Data section |

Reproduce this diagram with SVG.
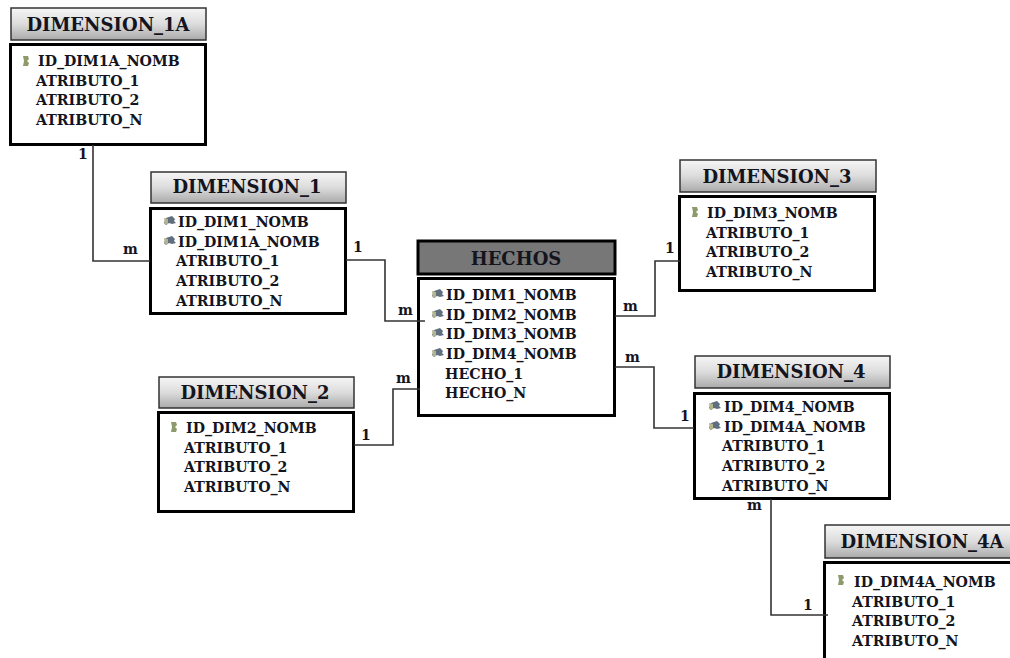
<svg xmlns="http://www.w3.org/2000/svg" width="1010" height="658" viewBox="0 0 1010 658">
<defs>
<linearGradient id="hg" x1="0" y1="0" x2="0" y2="1"><stop offset="0" stop-color="#f6f6f6"/><stop offset="0.5" stop-color="#dcdcdc"/><stop offset="1" stop-color="#aaa"/></linearGradient>
<g id="fk"><path d="M-2 -3 L4 -5 L7 -2 L6 0 L8 2 L4 3 L1 2 L-2 4 L-4 2Z" fill="#5f6f80"/><path d="M-4 -3 L0 -2 L0 3 L-3 4Z" fill="#b3b38c"/></g>
<g id="pk"><path d="M-3 -5 H2 L3 -2 L1 0 L3 2 L2 5 H-3 L-2 0Z" fill="#8f9a6a"/></g>
</defs>
<style>
text{font-family:"DejaVu Serif","Liberation Serif",serif;font-weight:700;fill:#14141e}
.h{fill:url(#hg);stroke:#333;stroke-width:1.5}
.b{fill:#fff;stroke:#000;stroke-width:3}
.t{font-size:18px;text-anchor:middle}
.a{font-size:14.200px}
.c{font-size:14px}
.l{fill:none;stroke:#333;stroke-width:1.6}
</style>
<rect width="1010" height="658" fill="#fff"/>
<g id="dimension_1a">
<rect class="h" x="11" y="8" width="195" height="32"/>
<rect class="b" x="10.500" y="44.500" width="195" height="100"/>
<text class="t" x="108" y="31">DIMENSION_1A</text>
<use href="#pk" x="26" y="61"/>
<text class="a" x="38" y="66">ID_DIM1A_NOMB</text>
<text class="a" x="36" y="86">ATRIBUTO_1</text>
<text class="a" x="36" y="105">ATRIBUTO_2</text>
<text class="a" x="36" y="125">ATRIBUTO_N</text>
</g>
<g id="dimension_1">
<rect class="h" x="151" y="172" width="195" height="31"/>
<rect class="b" x="150.500" y="208.500" width="195" height="105"/>
<text class="t" x="247" y="193">DIMENSION_1</text>
<use href="#fk" x="168" y="221"/>
<use href="#fk" x="168" y="241"/>
<text class="a" x="178" y="227">ID_DIM1_NOMB</text>
<text class="a" x="178" y="247">ID_DIM1A_NOMB</text>
<text class="a" x="176" y="266">ATRIBUTO_1</text>
<text class="a" x="176" y="286">ATRIBUTO_2</text>
<text class="a" x="176" y="306">ATRIBUTO_N</text>
</g>
<g id="hechos">
<rect x="418" y="241" width="197" height="33" fill="#777" stroke="#000" stroke-width="3"/>
<rect class="b" x="418.500" y="278.500" width="196" height="137"/>
<text class="t" x="516" y="265">HECHOS</text>
<use href="#fk" x="436" y="294"/>
<use href="#fk" x="436" y="314"/>
<use href="#fk" x="436" y="333"/>
<use href="#fk" x="436" y="353"/>
<text class="a" x="446" y="300">ID_DIM1_NOMB</text>
<text class="a" x="446" y="320">ID_DIM2_NOMB</text>
<text class="a" x="446" y="339">ID_DIM3_NOMB</text>
<text class="a" x="446" y="359">ID_DIM4_NOMB</text>
<text class="a" x="445" y="379">HECHO_1</text>
<text class="a" x="445" y="398">HECHO_N</text>
</g>
<g id="dimension_3">
<rect class="h" x="680" y="160" width="196" height="32"/>
<rect class="b" x="679.500" y="196.500" width="195" height="94"/>
<text class="t" x="777" y="183">DIMENSION_3</text>
<use href="#pk" x="695" y="212"/>
<text class="a" x="707" y="218">ID_DIM3_NOMB</text>
<text class="a" x="706" y="238">ATRIBUTO_1</text>
<text class="a" x="706" y="257">ATRIBUTO_2</text>
<text class="a" x="706" y="277">ATRIBUTO_N</text>
</g>
<g id="dimension_2">
<rect class="h" x="159" y="377" width="195" height="31"/>
<rect class="b" x="158.500" y="412.500" width="195" height="99"/>
<text class="t" x="255" y="399">DIMENSION_2</text>
<use href="#pk" x="174" y="427"/>
<text class="a" x="186" y="433">ID_DIM2_NOMB</text>
<text class="a" x="184" y="453">ATRIBUTO_1</text>
<text class="a" x="184" y="472">ATRIBUTO_2</text>
<text class="a" x="184" y="492">ATRIBUTO_N</text>
</g>
<g id="dimension_4">
<rect class="h" x="695" y="356" width="195" height="32"/>
<rect class="b" x="694.500" y="393.500" width="195" height="105"/>
<text class="t" x="791" y="378">DIMENSION_4</text>
<use href="#fk" x="713" y="406"/>
<use href="#fk" x="713" y="426"/>
<text class="a" x="724" y="412">ID_DIM4_NOMB</text>
<text class="a" x="724" y="432">ID_DIM4A_NOMB</text>
<text class="a" x="722" y="451">ATRIBUTO_1</text>
<text class="a" x="722" y="471">ATRIBUTO_2</text>
<text class="a" x="722" y="491">ATRIBUTO_N</text>
</g>
<g id="dimension_4a">
<rect class="h" x="825" y="525" width="195" height="33"/>
<rect class="b" x="824.500" y="562.500" width="195" height="110"/>
<text class="t" x="922" y="548">DIMENSION_4A</text>
<use href="#pk" x="841" y="580"/>
<text class="a" x="854" y="587">ID_DIM4A_NOMB</text>
<text class="a" x="852" y="607">ATRIBUTO_1</text>
<text class="a" x="852" y="626">ATRIBUTO_2</text>
<text class="a" x="852" y="646">ATRIBUTO_N</text>
</g>
<g id="connectors">
<path class="l" d="M93 145V261H150"/>
<path class="l" d="M346 260H385V321H425"/>
<path class="l" d="M354 445H393V389H420"/>
<path class="l" d="M615 316H655V261H680"/>
<path class="l" d="M615 367H654V428H694"/>
<path class="l" d="M771 499V615H828"/>
<text class="c" x="78" y="159">1</text>
<text class="c" x="123" y="254">m</text>
<text class="c" x="353" y="252">1</text>
<text class="c" x="398" y="315">m</text>
<text class="c" x="361" y="440">1</text>
<text class="c" x="396" y="383">m</text>
<text class="c" x="623" y="311">m</text>
<text class="c" x="665" y="253">1</text>
<text class="c" x="625" y="362">m</text>
<text class="c" x="680" y="421">1</text>
<text class="c" x="747" y="510">m</text>
<text class="c" x="803" y="610">1</text>
</g>
</svg>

What this task involves | Give back the whole listing as it stands, minus its pictures.

Task solution |
Reproduce this diagram with SVG.
<svg xmlns="http://www.w3.org/2000/svg" width="1010" height="658" viewBox="0 0 1010 658">
<defs>
<linearGradient id="hg" x1="0" y1="0" x2="0" y2="1"><stop offset="0" stop-color="#f6f6f6"/><stop offset="0.5" stop-color="#dcdcdc"/><stop offset="1" stop-color="#aaa"/></linearGradient>
<g id="fk"><path d="M-2 -3 L4 -5 L7 -2 L6 0 L8 2 L4 3 L1 2 L-2 4 L-4 2Z" fill="#5f6f80"/><path d="M-4 -3 L0 -2 L0 3 L-3 4Z" fill="#b3b38c"/></g>
<g id="pk"><path d="M-3 -5 H2 L3 -2 L1 0 L3 2 L2 5 H-3 L-2 0Z" fill="#8f9a6a"/></g>
</defs>
<style>
text{font-family:"DejaVu Serif","Liberation Serif",serif;font-weight:700;fill:#14141e}
.h{fill:url(#hg);stroke:#333;stroke-width:1.5}
.b{fill:#fff;stroke:#000;stroke-width:3}
.t{font-size:18px;text-anchor:middle}
.a{font-size:14.200px}
.c{font-size:14px}
.l{fill:none;stroke:#333;stroke-width:1.6}
</style>
<rect width="1010" height="658" fill="#fff"/>
<g id="dimension_1a">
<rect class="h" x="11" y="8" width="195" height="32"/>
<rect class="b" x="10.500" y="44.500" width="195" height="100"/>
<text class="t" x="108" y="31">DIMENSION_1A</text>
<use href="#pk" x="26" y="61"/>
<text class="a" x="38" y="66">ID_DIM1A_NOMB</text>
<text class="a" x="36" y="86">ATRIBUTO_1</text>
<text class="a" x="36" y="105">ATRIBUTO_2</text>
<text class="a" x="36" y="125">ATRIBUTO_N</text>
</g>
<g id="dimension_1">
<rect class="h" x="151" y="172" width="195" height="31"/>
<rect class="b" x="150.500" y="208.500" width="195" height="105"/>
<text class="t" x="247" y="193">DIMENSION_1</text>
<use href="#fk" x="168" y="221"/>
<use href="#fk" x="168" y="241"/>
<text class="a" x="178" y="227">ID_DIM1_NOMB</text>
<text class="a" x="178" y="247">ID_DIM1A_NOMB</text>
<text class="a" x="176" y="266">ATRIBUTO_1</text>
<text class="a" x="176" y="286">ATRIBUTO_2</text>
<text class="a" x="176" y="306">ATRIBUTO_N</text>
</g>
<g id="hechos">
<rect x="418" y="241" width="197" height="33" fill="#777" stroke="#000" stroke-width="3"/>
<rect class="b" x="418.500" y="278.500" width="196" height="137"/>
<text class="t" x="516" y="265">HECHOS</text>
<use href="#fk" x="436" y="294"/>
<use href="#fk" x="436" y="314"/>
<use href="#fk" x="436" y="333"/>
<use href="#fk" x="436" y="353"/>
<text class="a" x="446" y="300">ID_DIM1_NOMB</text>
<text class="a" x="446" y="320">ID_DIM2_NOMB</text>
<text class="a" x="446" y="339">ID_DIM3_NOMB</text>
<text class="a" x="446" y="359">ID_DIM4_NOMB</text>
<text class="a" x="445" y="379">HECHO_1</text>
<text class="a" x="445" y="398">HECHO_N</text>
</g>
<g id="dimension_3">
<rect class="h" x="680" y="160" width="196" height="32"/>
<rect class="b" x="679.500" y="196.500" width="195" height="94"/>
<text class="t" x="777" y="183">DIMENSION_3</text>
<use href="#pk" x="695" y="212"/>
<text class="a" x="707" y="218">ID_DIM3_NOMB</text>
<text class="a" x="706" y="238">ATRIBUTO_1</text>
<text class="a" x="706" y="257">ATRIBUTO_2</text>
<text class="a" x="706" y="277">ATRIBUTO_N</text>
</g>
<g id="dimension_2">
<rect class="h" x="159" y="377" width="195" height="31"/>
<rect class="b" x="158.500" y="412.500" width="195" height="99"/>
<text class="t" x="255" y="399">DIMENSION_2</text>
<use href="#pk" x="174" y="427"/>
<text class="a" x="186" y="433">ID_DIM2_NOMB</text>
<text class="a" x="184" y="453">ATRIBUTO_1</text>
<text class="a" x="184" y="472">ATRIBUTO_2</text>
<text class="a" x="184" y="492">ATRIBUTO_N</text>
</g>
<g id="dimension_4">
<rect class="h" x="695" y="356" width="195" height="32"/>
<rect class="b" x="694.500" y="393.500" width="195" height="105"/>
<text class="t" x="791" y="378">DIMENSION_4</text>
<use href="#fk" x="713" y="406"/>
<use href="#fk" x="713" y="426"/>
<text class="a" x="724" y="412">ID_DIM4_NOMB</text>
<text class="a" x="724" y="432">ID_DIM4A_NOMB</text>
<text class="a" x="722" y="451">ATRIBUTO_1</text>
<text class="a" x="722" y="471">ATRIBUTO_2</text>
<text class="a" x="722" y="491">ATRIBUTO_N</text>
</g>
<g id="dimension_4a">
<rect class="h" x="825" y="525" width="195" height="33"/>
<rect class="b" x="824.500" y="562.500" width="195" height="110"/>
<text class="t" x="922" y="548">DIMENSION_4A</text>
<use href="#pk" x="841" y="580"/>
<text class="a" x="854" y="587">ID_DIM4A_NOMB</text>
<text class="a" x="852" y="607">ATRIBUTO_1</text>
<text class="a" x="852" y="626">ATRIBUTO_2</text>
<text class="a" x="852" y="646">ATRIBUTO_N</text>
</g>
<g id="connectors">
<path class="l" d="M93 145V261H150"/>
<path class="l" d="M346 260H385V321H425"/>
<path class="l" d="M354 445H393V389H420"/>
<path class="l" d="M615 316H655V261H680"/>
<path class="l" d="M615 367H654V428H694"/>
<path class="l" d="M771 499V615H828"/>
<text class="c" x="78" y="159">1</text>
<text class="c" x="123" y="254">m</text>
<text class="c" x="353" y="252">1</text>
<text class="c" x="398" y="315">m</text>
<text class="c" x="361" y="440">1</text>
<text class="c" x="396" y="383">m</text>
<text class="c" x="623" y="311">m</text>
<text class="c" x="665" y="253">1</text>
<text class="c" x="625" y="362">m</text>
<text class="c" x="680" y="421">1</text>
<text class="c" x="747" y="510">m</text>
<text class="c" x="803" y="610">1</text>
</g>
</svg>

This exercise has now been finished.